-- SHORT EXERCISE --
Can you pull out each line of the data below that includes the word "this"?

===== LISTED RECORDS =====

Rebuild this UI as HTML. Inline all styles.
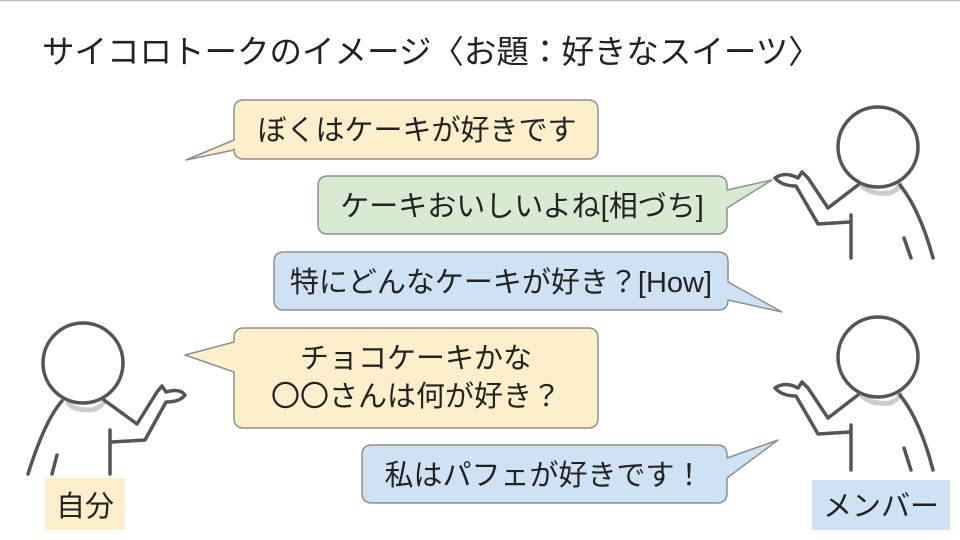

=====
===== LISTED RECORDS =====

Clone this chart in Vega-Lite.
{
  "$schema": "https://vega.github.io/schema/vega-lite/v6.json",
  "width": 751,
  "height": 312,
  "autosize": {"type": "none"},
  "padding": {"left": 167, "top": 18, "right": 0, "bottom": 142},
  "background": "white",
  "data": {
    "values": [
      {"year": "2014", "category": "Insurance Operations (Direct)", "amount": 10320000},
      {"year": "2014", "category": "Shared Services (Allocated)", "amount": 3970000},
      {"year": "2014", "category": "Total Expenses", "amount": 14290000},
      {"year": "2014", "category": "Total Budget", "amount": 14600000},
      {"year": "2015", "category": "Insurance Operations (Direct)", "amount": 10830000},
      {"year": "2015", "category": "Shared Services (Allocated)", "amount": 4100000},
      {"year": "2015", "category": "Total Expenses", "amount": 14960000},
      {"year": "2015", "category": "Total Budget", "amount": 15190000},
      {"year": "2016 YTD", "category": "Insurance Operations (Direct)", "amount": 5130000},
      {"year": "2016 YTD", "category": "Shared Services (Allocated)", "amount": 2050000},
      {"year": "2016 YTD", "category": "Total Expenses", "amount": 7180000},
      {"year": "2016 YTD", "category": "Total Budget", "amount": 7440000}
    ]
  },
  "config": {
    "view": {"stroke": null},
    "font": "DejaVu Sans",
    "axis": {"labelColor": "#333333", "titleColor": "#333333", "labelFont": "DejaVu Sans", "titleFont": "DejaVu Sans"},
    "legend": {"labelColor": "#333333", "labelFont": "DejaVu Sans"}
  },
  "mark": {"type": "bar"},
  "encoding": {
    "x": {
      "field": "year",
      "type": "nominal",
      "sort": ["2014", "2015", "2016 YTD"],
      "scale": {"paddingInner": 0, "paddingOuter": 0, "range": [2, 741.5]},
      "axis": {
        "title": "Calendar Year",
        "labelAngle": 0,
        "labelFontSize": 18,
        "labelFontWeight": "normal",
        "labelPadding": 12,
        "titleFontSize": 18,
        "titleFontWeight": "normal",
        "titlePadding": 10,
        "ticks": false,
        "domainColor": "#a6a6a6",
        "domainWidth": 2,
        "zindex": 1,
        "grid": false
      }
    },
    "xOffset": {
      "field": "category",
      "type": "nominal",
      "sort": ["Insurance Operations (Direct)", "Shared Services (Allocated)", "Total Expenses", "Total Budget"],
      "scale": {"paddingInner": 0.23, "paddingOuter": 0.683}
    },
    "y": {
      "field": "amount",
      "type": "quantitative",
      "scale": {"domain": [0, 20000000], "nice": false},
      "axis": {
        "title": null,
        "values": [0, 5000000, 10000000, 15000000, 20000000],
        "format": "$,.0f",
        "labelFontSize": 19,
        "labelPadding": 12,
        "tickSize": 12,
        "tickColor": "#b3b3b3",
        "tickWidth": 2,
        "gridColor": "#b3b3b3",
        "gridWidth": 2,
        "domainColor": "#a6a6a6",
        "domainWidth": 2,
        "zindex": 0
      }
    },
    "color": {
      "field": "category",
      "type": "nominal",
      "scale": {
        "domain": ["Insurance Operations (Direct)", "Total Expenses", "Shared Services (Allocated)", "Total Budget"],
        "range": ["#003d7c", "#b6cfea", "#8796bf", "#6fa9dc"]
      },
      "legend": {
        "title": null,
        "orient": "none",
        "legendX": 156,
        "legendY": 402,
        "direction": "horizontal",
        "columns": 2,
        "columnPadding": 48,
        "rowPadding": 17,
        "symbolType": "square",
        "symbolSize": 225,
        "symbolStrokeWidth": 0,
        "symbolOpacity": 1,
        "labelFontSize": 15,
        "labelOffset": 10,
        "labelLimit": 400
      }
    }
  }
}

=====

-- REPLY TO THE EXERCISE --
Rebuild this UI as HTML. Inline all styles.
Clone this chart in Vega-Lite.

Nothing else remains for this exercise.